**PROBLEM DETAILS:**
Take the line containing "Write a Python" as the first line and the line containing "return False" as the last, and output that span verbatim without any images.

**RECORDS TO USE:**
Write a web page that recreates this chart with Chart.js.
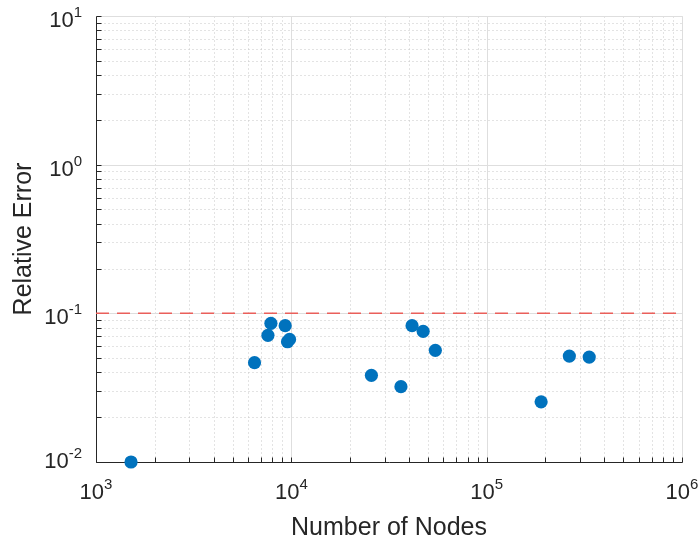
...
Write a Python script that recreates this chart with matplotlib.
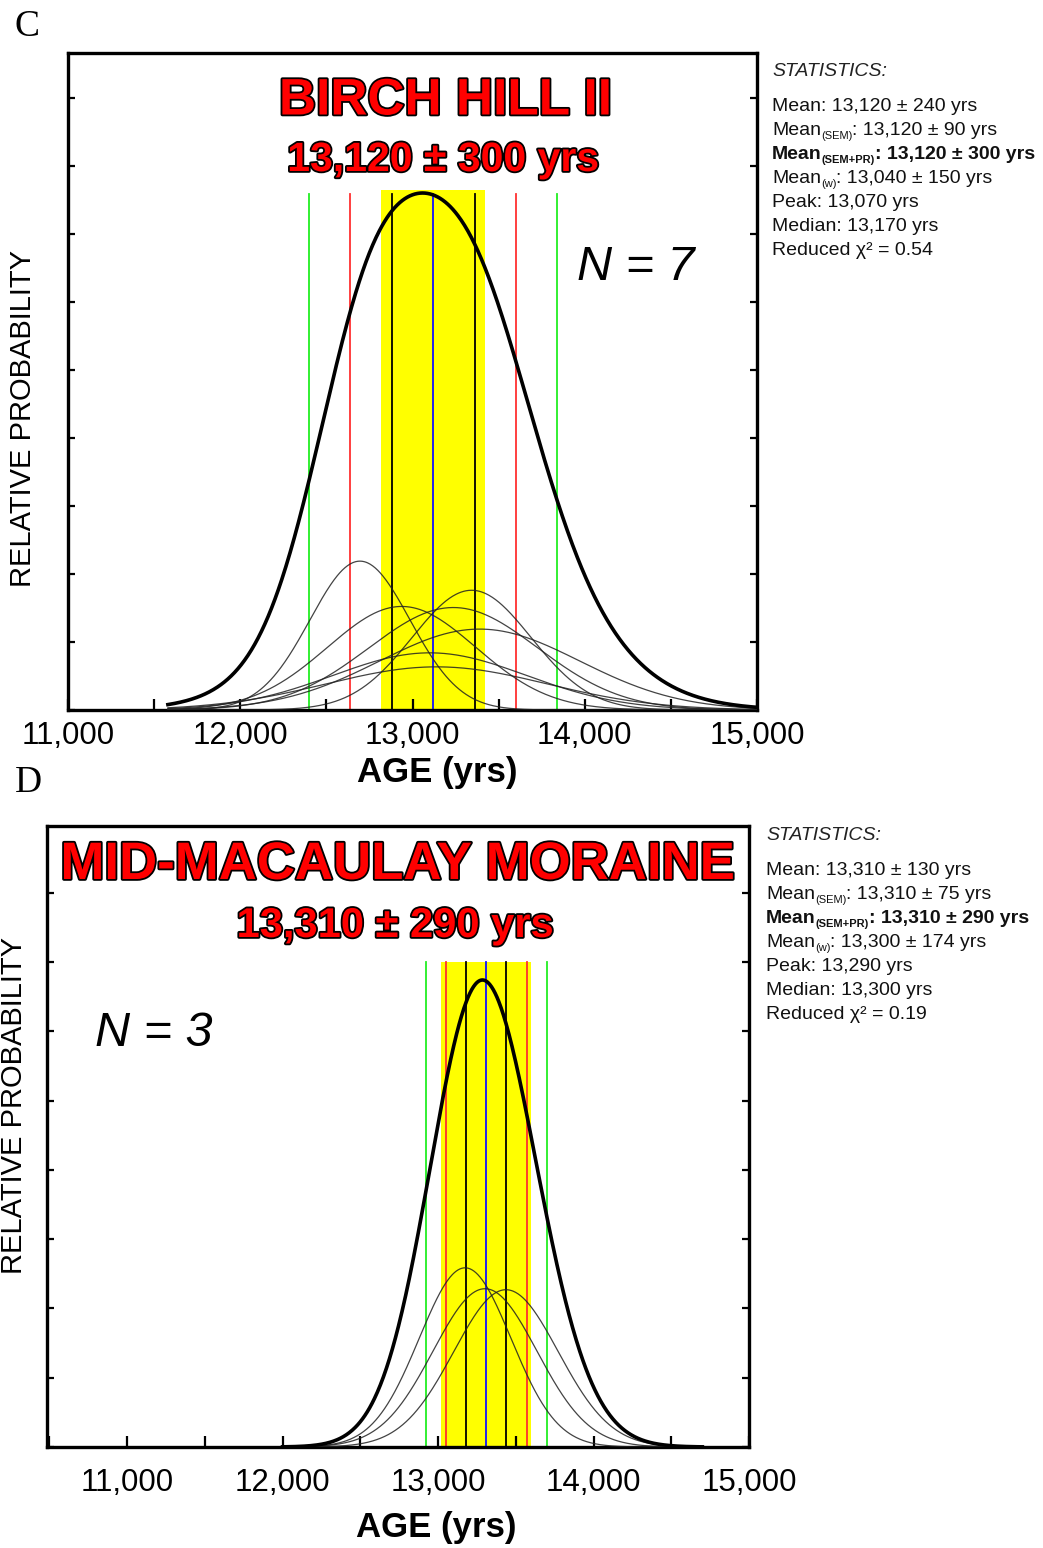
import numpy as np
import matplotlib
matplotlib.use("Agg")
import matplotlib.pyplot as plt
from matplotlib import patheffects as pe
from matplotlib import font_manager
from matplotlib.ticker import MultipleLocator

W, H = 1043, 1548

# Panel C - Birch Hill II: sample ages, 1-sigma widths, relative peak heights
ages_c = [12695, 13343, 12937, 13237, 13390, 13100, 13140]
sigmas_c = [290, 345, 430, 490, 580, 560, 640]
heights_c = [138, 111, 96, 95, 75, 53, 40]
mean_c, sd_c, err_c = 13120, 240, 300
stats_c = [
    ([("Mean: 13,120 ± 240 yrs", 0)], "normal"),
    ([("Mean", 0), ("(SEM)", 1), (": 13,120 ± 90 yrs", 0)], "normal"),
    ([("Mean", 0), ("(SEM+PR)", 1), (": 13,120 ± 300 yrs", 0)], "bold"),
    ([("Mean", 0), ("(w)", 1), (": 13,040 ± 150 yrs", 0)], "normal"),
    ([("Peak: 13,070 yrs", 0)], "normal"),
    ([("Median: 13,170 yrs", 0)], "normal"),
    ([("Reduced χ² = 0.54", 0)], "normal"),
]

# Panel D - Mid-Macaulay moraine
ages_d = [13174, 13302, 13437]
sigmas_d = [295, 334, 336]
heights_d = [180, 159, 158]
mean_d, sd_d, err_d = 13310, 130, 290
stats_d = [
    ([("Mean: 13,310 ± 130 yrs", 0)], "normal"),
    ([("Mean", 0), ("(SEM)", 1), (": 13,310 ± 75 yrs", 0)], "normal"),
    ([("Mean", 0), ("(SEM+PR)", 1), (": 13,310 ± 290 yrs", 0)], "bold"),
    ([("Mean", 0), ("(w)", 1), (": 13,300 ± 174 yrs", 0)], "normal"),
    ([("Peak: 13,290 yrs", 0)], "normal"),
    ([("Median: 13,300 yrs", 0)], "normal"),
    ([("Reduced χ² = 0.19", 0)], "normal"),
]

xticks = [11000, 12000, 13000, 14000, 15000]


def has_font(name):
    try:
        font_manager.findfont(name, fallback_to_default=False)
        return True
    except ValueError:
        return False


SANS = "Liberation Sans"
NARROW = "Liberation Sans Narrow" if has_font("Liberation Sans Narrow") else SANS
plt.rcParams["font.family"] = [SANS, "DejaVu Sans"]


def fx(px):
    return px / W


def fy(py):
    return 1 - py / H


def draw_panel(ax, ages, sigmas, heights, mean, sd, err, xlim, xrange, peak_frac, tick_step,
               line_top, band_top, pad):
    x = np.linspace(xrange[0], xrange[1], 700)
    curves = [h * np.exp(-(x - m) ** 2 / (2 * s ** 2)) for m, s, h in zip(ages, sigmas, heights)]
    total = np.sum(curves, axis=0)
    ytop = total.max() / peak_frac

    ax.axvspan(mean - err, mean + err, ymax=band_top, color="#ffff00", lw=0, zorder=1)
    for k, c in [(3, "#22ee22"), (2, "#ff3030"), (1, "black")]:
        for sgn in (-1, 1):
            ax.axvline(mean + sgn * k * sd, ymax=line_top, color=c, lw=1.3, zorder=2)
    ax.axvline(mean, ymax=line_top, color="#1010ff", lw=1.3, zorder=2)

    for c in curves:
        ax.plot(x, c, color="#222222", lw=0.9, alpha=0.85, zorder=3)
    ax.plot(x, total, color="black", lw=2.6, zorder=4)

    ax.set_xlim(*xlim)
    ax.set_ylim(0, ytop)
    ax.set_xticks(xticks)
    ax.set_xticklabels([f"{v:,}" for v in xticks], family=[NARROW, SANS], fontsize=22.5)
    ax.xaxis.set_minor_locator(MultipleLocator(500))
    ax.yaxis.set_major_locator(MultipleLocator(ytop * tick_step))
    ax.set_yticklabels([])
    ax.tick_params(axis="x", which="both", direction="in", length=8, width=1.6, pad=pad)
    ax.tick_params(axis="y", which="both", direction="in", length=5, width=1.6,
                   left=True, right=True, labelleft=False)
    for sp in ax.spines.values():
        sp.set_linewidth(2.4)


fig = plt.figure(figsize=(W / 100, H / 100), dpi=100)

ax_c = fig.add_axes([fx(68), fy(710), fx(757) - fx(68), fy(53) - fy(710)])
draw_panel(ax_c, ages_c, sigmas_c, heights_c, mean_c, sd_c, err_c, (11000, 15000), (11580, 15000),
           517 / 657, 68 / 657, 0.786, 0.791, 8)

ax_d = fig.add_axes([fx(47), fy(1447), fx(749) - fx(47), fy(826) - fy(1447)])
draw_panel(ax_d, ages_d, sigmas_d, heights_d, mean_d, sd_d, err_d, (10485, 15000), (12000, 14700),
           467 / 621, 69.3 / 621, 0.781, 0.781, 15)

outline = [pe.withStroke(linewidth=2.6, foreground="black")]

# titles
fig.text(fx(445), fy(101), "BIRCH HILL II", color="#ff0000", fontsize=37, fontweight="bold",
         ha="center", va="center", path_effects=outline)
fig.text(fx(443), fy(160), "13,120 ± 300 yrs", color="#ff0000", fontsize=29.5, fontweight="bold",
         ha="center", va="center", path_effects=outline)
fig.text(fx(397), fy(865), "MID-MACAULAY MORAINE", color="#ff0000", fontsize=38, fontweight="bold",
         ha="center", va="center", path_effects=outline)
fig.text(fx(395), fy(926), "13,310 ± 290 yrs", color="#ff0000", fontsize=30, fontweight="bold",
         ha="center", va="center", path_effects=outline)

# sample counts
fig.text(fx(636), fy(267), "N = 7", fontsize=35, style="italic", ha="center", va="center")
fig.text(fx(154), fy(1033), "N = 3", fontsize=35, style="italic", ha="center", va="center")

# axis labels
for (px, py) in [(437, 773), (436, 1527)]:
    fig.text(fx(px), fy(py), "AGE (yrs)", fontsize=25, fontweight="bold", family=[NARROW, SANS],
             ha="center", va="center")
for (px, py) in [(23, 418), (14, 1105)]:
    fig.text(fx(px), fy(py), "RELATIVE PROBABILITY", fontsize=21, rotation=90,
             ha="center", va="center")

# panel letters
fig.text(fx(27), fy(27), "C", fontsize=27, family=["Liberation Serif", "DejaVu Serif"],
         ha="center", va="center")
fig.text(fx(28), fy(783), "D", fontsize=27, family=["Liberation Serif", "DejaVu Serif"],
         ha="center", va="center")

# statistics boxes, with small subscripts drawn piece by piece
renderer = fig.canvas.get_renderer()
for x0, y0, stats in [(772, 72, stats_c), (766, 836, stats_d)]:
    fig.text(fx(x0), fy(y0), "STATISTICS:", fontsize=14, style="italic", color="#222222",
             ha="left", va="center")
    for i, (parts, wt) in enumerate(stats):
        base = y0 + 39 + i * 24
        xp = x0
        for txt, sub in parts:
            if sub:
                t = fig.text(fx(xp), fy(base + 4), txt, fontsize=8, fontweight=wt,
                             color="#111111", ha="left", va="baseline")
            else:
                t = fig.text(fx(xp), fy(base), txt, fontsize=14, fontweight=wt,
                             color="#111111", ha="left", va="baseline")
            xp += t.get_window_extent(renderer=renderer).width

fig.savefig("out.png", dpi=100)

**CORRECT OUTPUT:**
Write a Python script that recreates this chart with matplotlib.
import numpy as np
import matplotlib
matplotlib.use("Agg")
import matplotlib.pyplot as plt
from matplotlib import patheffects as pe
from matplotlib import font_manager
from matplotlib.ticker import MultipleLocator

W, H = 1043, 1548

# Panel C - Birch Hill II: sample ages, 1-sigma widths, relative peak heights
ages_c = [12695, 13343, 12937, 13237, 13390, 13100, 13140]
sigmas_c = [290, 345, 430, 490, 580, 560, 640]
heights_c = [138, 111, 96, 95, 75, 53, 40]
mean_c, sd_c, err_c = 13120, 240, 300
stats_c = [
    ([("Mean: 13,120 ± 240 yrs", 0)], "normal"),
    ([("Mean", 0), ("(SEM)", 1), (": 13,120 ± 90 yrs", 0)], "normal"),
    ([("Mean", 0), ("(SEM+PR)", 1), (": 13,120 ± 300 yrs", 0)], "bold"),
    ([("Mean", 0), ("(w)", 1), (": 13,040 ± 150 yrs", 0)], "normal"),
    ([("Peak: 13,070 yrs", 0)], "normal"),
    ([("Median: 13,170 yrs", 0)], "normal"),
    ([("Reduced χ² = 0.54", 0)], "normal"),
]

# Panel D - Mid-Macaulay moraine
ages_d = [13174, 13302, 13437]
sigmas_d = [295, 334, 336]
heights_d = [180, 159, 158]
mean_d, sd_d, err_d = 13310, 130, 290
stats_d = [
    ([("Mean: 13,310 ± 130 yrs", 0)], "normal"),
    ([("Mean", 0), ("(SEM)", 1), (": 13,310 ± 75 yrs", 0)], "normal"),
    ([("Mean", 0), ("(SEM+PR)", 1), (": 13,310 ± 290 yrs", 0)], "bold"),
    ([("Mean", 0), ("(w)", 1), (": 13,300 ± 174 yrs", 0)], "normal"),
    ([("Peak: 13,290 yrs", 0)], "normal"),
    ([("Median: 13,300 yrs", 0)], "normal"),
    ([("Reduced χ² = 0.19", 0)], "normal"),
]

xticks = [11000, 12000, 13000, 14000, 15000]


def has_font(name):
    try:
        font_manager.findfont(name, fallback_to_default=False)
        return True
    except ValueError:
        return False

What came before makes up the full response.